**INSTRUCTION**
Repeat the data that follows, word for word, without the images.

**DATA SHOWN**

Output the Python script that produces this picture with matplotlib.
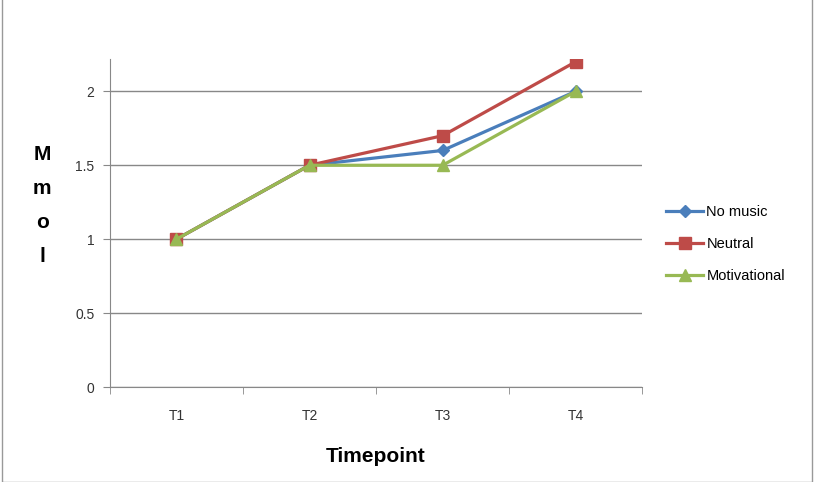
import numpy as np
import matplotlib.pyplot as plt
from matplotlib.patches import Rectangle

plt.rcParams['font.family'] = ['Liberation Sans Narrow', 'Liberation Sans', 'DejaVu Sans']

categorias = ['T1', 'T2', 'T3', 'T4']
no_music = [1.0, 1.5, 1.6, 2.0]
neutral = [1.0, 1.5, 1.7, 2.2]
motivational = [1.0, 1.5, 1.5, 2.0]
yticks = [0, 0.5, 1, 1.5, 2]
ytick_labels = ['0', '0.5', '1', '1.5', '2']

x = np.arange(len(categorias))

fig = plt.figure(figsize=(8.14, 4.82), dpi=100)
ax = fig.add_axes([0.135, 0.197, 0.654, 0.681])

ax.plot(x, no_music, color='#4a7ebb', lw=2.3, marker='D', ms=6, label='No music', zorder=3)
ax.plot(x, neutral, color='#be4b48', lw=2.3, marker='s', ms=8, label='Neutral', zorder=3)
ax.plot(x, motivational, color='#98b954', lw=2.3, marker='^', ms=9, label='Motivational', zorder=4)

ax.set_xlim(-0.5, 3.5)
ax.set_ylim(0, 2.22)
ax.set_yticks(yticks)
ax.set_yticklabels(ytick_labels, fontsize=10, color='#333333')
ax.set_xticks(x)
ax.set_xticklabels(categorias, fontsize=10, color='#333333')
ax.tick_params(axis='x', length=0, pad=16)
ax.set_xticks(np.arange(-0.5, 4, 1), minor=True)
ax.tick_params(axis='x', which='minor', length=5, color='#888888', direction='out')
ax.tick_params(axis='y', length=5, color='#888888', direction='out', pad=6)

ax.grid(axis='y', color='#888888', lw=1)
ax.set_axisbelow(True)
for s in ['top', 'right']:
    ax.spines[s].set_visible(False)
for s in ['left', 'bottom']:
    ax.spines[s].set_color('#888888')

ax.set_xlabel('Timepoint', fontsize=15, fontweight='bold', labelpad=17)

# rotulo do eixo y empilhado
fig.text(0.052, 0.573, 'M\nm\no\nl', fontsize=15, fontweight='bold', ha='center', va='center',
         linespacing=2.0, family=['Liberation Sans', 'DejaVu Sans'])

ax.legend(loc='center left', bbox_to_anchor=(1.0, 0.436), frameon=False, fontsize=10.5,
          handlelength=2.6, labelspacing=1.25, handletextpad=0.2, borderaxespad=1.2)

fig.patches.append(Rectangle((0.003, 0.0), 0.994, 1.2, transform=fig.transFigure,
                             fill=False, edgecolor='#999999', lw=1))

fig.savefig('out.png', dpi=100)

**WORKED ANSWER**
Output the Python script that produces this picture with matplotlib.
import numpy as np
import matplotlib.pyplot as plt
from matplotlib.patches import Rectangle

plt.rcParams['font.family'] = ['Liberation Sans Narrow', 'Liberation Sans', 'DejaVu Sans']

categorias = ['T1', 'T2', 'T3', 'T4']
no_music = [1.0, 1.5, 1.6, 2.0]
neutral = [1.0, 1.5, 1.7, 2.2]
motivational = [1.0, 1.5, 1.5, 2.0]
yticks = [0, 0.5, 1, 1.5, 2]
ytick_labels = ['0', '0.5', '1', '1.5', '2']

x = np.arange(len(categorias))

fig = plt.figure(figsize=(8.14, 4.82), dpi=100)
ax = fig.add_axes([0.135, 0.197, 0.654, 0.681])

ax.plot(x, no_music, color='#4a7ebb', lw=2.3, marker='D', ms=6, label='No music', zorder=3)
ax.plot(x, neutral, color='#be4b48', lw=2.3, marker='s', ms=8, label='Neutral', zorder=3)
ax.plot(x, motivational, color='#98b954', lw=2.3, marker='^', ms=9, label='Motivational', zorder=4)

ax.set_xlim(-0.5, 3.5)
ax.set_ylim(0, 2.22)
ax.set_yticks(yticks)
ax.set_yticklabels(ytick_labels, fontsize=10, color='#333333')
ax.set_xticks(x)
ax.set_xticklabels(categorias, fontsize=10, color='#333333')
ax.tick_params(axis='x', length=0, pad=16)
ax.set_xticks(np.arange(-0.5, 4, 1), minor=True)
ax.tick_params(axis='x', which='minor', length=5, color='#888888', direction='out')
ax.tick_params(axis='y', length=5, color='#888888', direction='out', pad=6)

ax.grid(axis='y', color='#888888', lw=1)
ax.set_axisbelow(True)
for s in ['top', 'right']:
    ax.spines[s].set_visible(False)
for s in ['left', 'bottom']:
    ax.spines[s].set_color('#888888')

ax.set_xlabel('Timepoint', fontsize=15, fontweight='bold', labelpad=17)

# rotulo do eixo y empilhado
fig.text(0.052, 0.573, 'M\nm\no\nl', fontsize=15, fontweight='bold', ha='center', va='center',
         linespacing=2.0, family=['Liberation Sans', 'DejaVu Sans'])

ax.legend(loc='center left', bbox_to_anchor=(1.0, 0.436), frameon=False, fontsize=10.5,
          handlelength=2.6, labelspacing=1.25, handletextpad=0.2, borderaxespad=1.2)

fig.patches.append(Rectangle((0.003, 0.0), 0.994, 1.2, transform=fig.transFigure,
                             fill=False, edgecolor='#999999', lw=1))

fig.savefig('out.png', dpi=100)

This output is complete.